:: PROVIDED DATA ::

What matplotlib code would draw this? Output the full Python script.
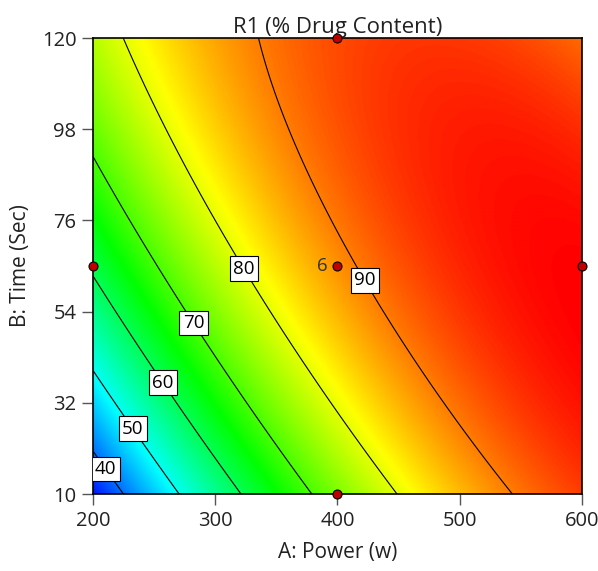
import numpy as np
import matplotlib
matplotlib.use("Agg")
import matplotlib.pyplot as plt
from matplotlib.colors import LinearSegmentedColormap

# ---- data (points lying on each contour: power, time) ----
levels = [40, 50, 60, 70, 80, 90]
c40_power = [200.0, 212.6, 222.3]
c40_time = [21.0, 16.5, 10.0]
c50_power = [200.0, 234.6, 268.7]
c50_time = [38.3, 26.2, 10.0]
c60_power = [200.0, 259.1, 318.8]
c60_time = [61.2, 37.3, 10.0]
c70_power = [200.0, 283.6, 378.2]
c70_time = [90.6, 51.5, 10.0]
c80_power = [226.6, 232.7, 326.1, 448.5]
c80_time = [120.0, 114.7, 64.8, 10.0]
c90_power = [336.0, 339.5, 395.3, 422.6, 433.5, 545.6]
c90_time = [120.0, 114.7, 73.7, 61.6, 54.4, 10.0]

design_power = [400, 200, 400, 600, 400]
design_time = [120, 65, 65, 65, 10]
center_runs = "6"

x_ticks = [200, 300, 400, 500, 600]
y_ticks = [10, 32, 54, 76, 98, 120]

# ---- fit a quadratic response surface through the contour readings ----
P_all, T_all, Y_all = [], [], []
for lev, ps, ts in zip(levels,
                       [c40_power, c50_power, c60_power, c70_power, c80_power, c90_power],
                       [c40_time, c50_time, c60_time, c70_time, c80_time, c90_time]):
    P_all += ps
    T_all += ts
    Y_all += [lev] * len(ps)
P_all = np.array(P_all); T_all = np.array(T_all); Y_all = np.array(Y_all, float)

def design(P, T):
    a = (P - 400) / 200.0
    b = (T - 65) / 55.0
    return np.stack([np.ones_like(a), a, b, a * b, a * a, b * b], axis=-1)

coef, *_ = np.linalg.lstsq(design(P_all, T_all), Y_all, rcond=None)

pg = np.linspace(200, 600, 401)
tg = np.linspace(10, 120, 401)
PP, TT = np.meshgrid(pg, tg)
ZZ = design(PP, TT) @ coef

cmap = LinearSegmentedColormap.from_list(
    "dx", ["#0000ff", "#00ffff", "#00ff00", "#ffff00", "#ff0000"])

plt.rcParams['font.family'] = ['Open Sans', 'DejaVu Sans']
fig = plt.figure(figsize=(5.98, 5.71), dpi=100)
ax = fig.add_axes([93/598, 1-494/571, (582-93)/598, (494-38)/571])

ax.imshow(ZZ, origin="lower", extent=[200, 600, 10, 120], aspect="auto",
          cmap=cmap, vmin=ZZ.min() - 1.5, vmax=ZZ.max(), interpolation="bilinear")
cs = ax.contour(PP, TT, ZZ, levels=levels, colors="black", linewidths=0.8)
label_pos = [(212.6, 16.5), (234.6, 26.2), (259.1, 37.3), (283.6, 51.5),
             (326.1, 64.8), (422.6, 61.6)]
txts = ax.clabel(cs, fmt="%d", fontsize=13.5, inline=True, inline_spacing=2,
                 manual=label_pos)
for t in txts:
    t.set_bbox(dict(boxstyle="square,pad=0.18", fc="white", ec="black", lw=0.8))
    t.set_rotation(0)

ax.scatter(design_power, design_time, s=42, color="#c00000", edgecolor="black",
           linewidth=0.8, zorder=5, clip_on=False)
ax.text(392, 65, center_runs, ha="right", va="center", fontsize=13.5, color="#333333")

ax.set_xlim(200, 600)
ax.set_ylim(10, 120)
ax.set_xticks(x_ticks)
ax.set_yticks(y_ticks)
ax.tick_params(direction="out", length=8, width=1, color="#555555",
               labelsize=14.5, labelcolor="#222222", pad=4)
for s in ax.spines.values():
    s.set_linewidth(1.2)
ax.set_title("R1 (% Drug Content)", fontsize=16, color="#222222", pad=3)
ax.set_xlabel("A: Power (w)", fontsize=15, color="#222222", labelpad=8)
ax.set_ylabel("B: Time (Sec)", fontsize=15, color="#222222", labelpad=8)

fig.savefig("out.png", dpi=100)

:: WHAT IS EXPECTED ::
Repeat the material above in full and exactly, apart from the pictures.

:: EXERCISE RESULT ::
What matplotlib code would draw this? Output the full Python script.
import numpy as np
import matplotlib
matplotlib.use("Agg")
import matplotlib.pyplot as plt
from matplotlib.colors import LinearSegmentedColormap

# ---- data (points lying on each contour: power, time) ----
levels = [40, 50, 60, 70, 80, 90]
c40_power = [200.0, 212.6, 222.3]
c40_time = [21.0, 16.5, 10.0]
c50_power = [200.0, 234.6, 268.7]
c50_time = [38.3, 26.2, 10.0]
c60_power = [200.0, 259.1, 318.8]
c60_time = [61.2, 37.3, 10.0]
c70_power = [200.0, 283.6, 378.2]
c70_time = [90.6, 51.5, 10.0]
c80_power = [226.6, 232.7, 326.1, 448.5]
c80_time = [120.0, 114.7, 64.8, 10.0]
c90_power = [336.0, 339.5, 395.3, 422.6, 433.5, 545.6]
c90_time = [120.0, 114.7, 73.7, 61.6, 54.4, 10.0]

design_power = [400, 200, 400, 600, 400]
design_time = [120, 65, 65, 65, 10]
center_runs = "6"

x_ticks = [200, 300, 400, 500, 600]
y_ticks = [10, 32, 54, 76, 98, 120]

# ---- fit a quadratic response surface through the contour readings ----
P_all, T_all, Y_all = [], [], []
for lev, ps, ts in zip(levels,
                       [c40_power, c50_power, c60_power, c70_power, c80_power, c90_power],
                       [c40_time, c50_time, c60_time, c70_time, c80_time, c90_time]):
    P_all += ps
    T_all += ts
    Y_all += [lev] * len(ps)
P_all = np.array(P_all); T_all = np.array(T_all); Y_all = np.array(Y_all, float)

def design(P, T):
    a = (P - 400) / 200.0
    b = (T - 65) / 55.0
    return np.stack([np.ones_like(a), a, b, a * b, a * a, b * b], axis=-1)

coef, *_ = np.linalg.lstsq(design(P_all, T_all), Y_all, rcond=None)

pg = np.linspace(200, 600, 401)
tg = np.linspace(10, 120, 401)
PP, TT = np.meshgrid(pg, tg)
ZZ = design(PP, TT) @ coef

cmap = LinearSegmentedColormap.from_list(
    "dx", ["#0000ff", "#00ffff", "#00ff00", "#ffff00", "#ff0000"])

plt.rcParams['font.family'] = ['Open Sans', 'DejaVu Sans']
fig = plt.figure(figsize=(5.98, 5.71), dpi=100)
ax = fig.add_axes([93/598, 1-494/571, (582-93)/598, (494-38)/571])

ax.imshow(ZZ, origin="lower", extent=[200, 600, 10, 120], aspect="auto",
          cmap=cmap, vmin=ZZ.min() - 1.5, vmax=ZZ.max(), interpolation="bilinear")
cs = ax.contour(PP, TT, ZZ, levels=levels, colors="black", linewidths=0.8)
label_pos = [(212.6, 16.5), (234.6, 26.2), (259.1, 37.3), (283.6, 51.5),
             (326.1, 64.8), (422.6, 61.6)]
txts = ax.clabel(cs, fmt="%d", fontsize=13.5, inline=True, inline_spacing=2,
                 manual=label_pos)
for t in txts:
    t.set_bbox(dict(boxstyle="square,pad=0.18", fc="white", ec="black", lw=0.8))
    t.set_rotation(0)

ax.scatter(design_power, design_time, s=42, color="#c00000", edgecolor="black",
           linewidth=0.8, zorder=5, clip_on=False)
ax.text(392, 65, center_runs, ha="right", va="center", fontsize=13.5, color="#333333")

ax.set_xlim(200, 600)
ax.set_ylim(10, 120)
ax.set_xticks(x_ticks)
ax.set_yticks(y_ticks)
ax.tick_params(direction="out", length=8, width=1, color="#555555",
               labelsize=14.5, labelcolor="#222222", pad=4)
for s in ax.spines.values():
    s.set_linewidth(1.2)
ax.set_title("R1 (% Drug Content)", fontsize=16, color="#222222", pad=3)
ax.set_xlabel("A: Power (w)", fontsize=15, color="#222222", labelpad=8)
ax.set_ylabel("B: Time (Sec)", fontsize=15, color="#222222", labelpad=8)

fig.savefig("out.png", dpi=100)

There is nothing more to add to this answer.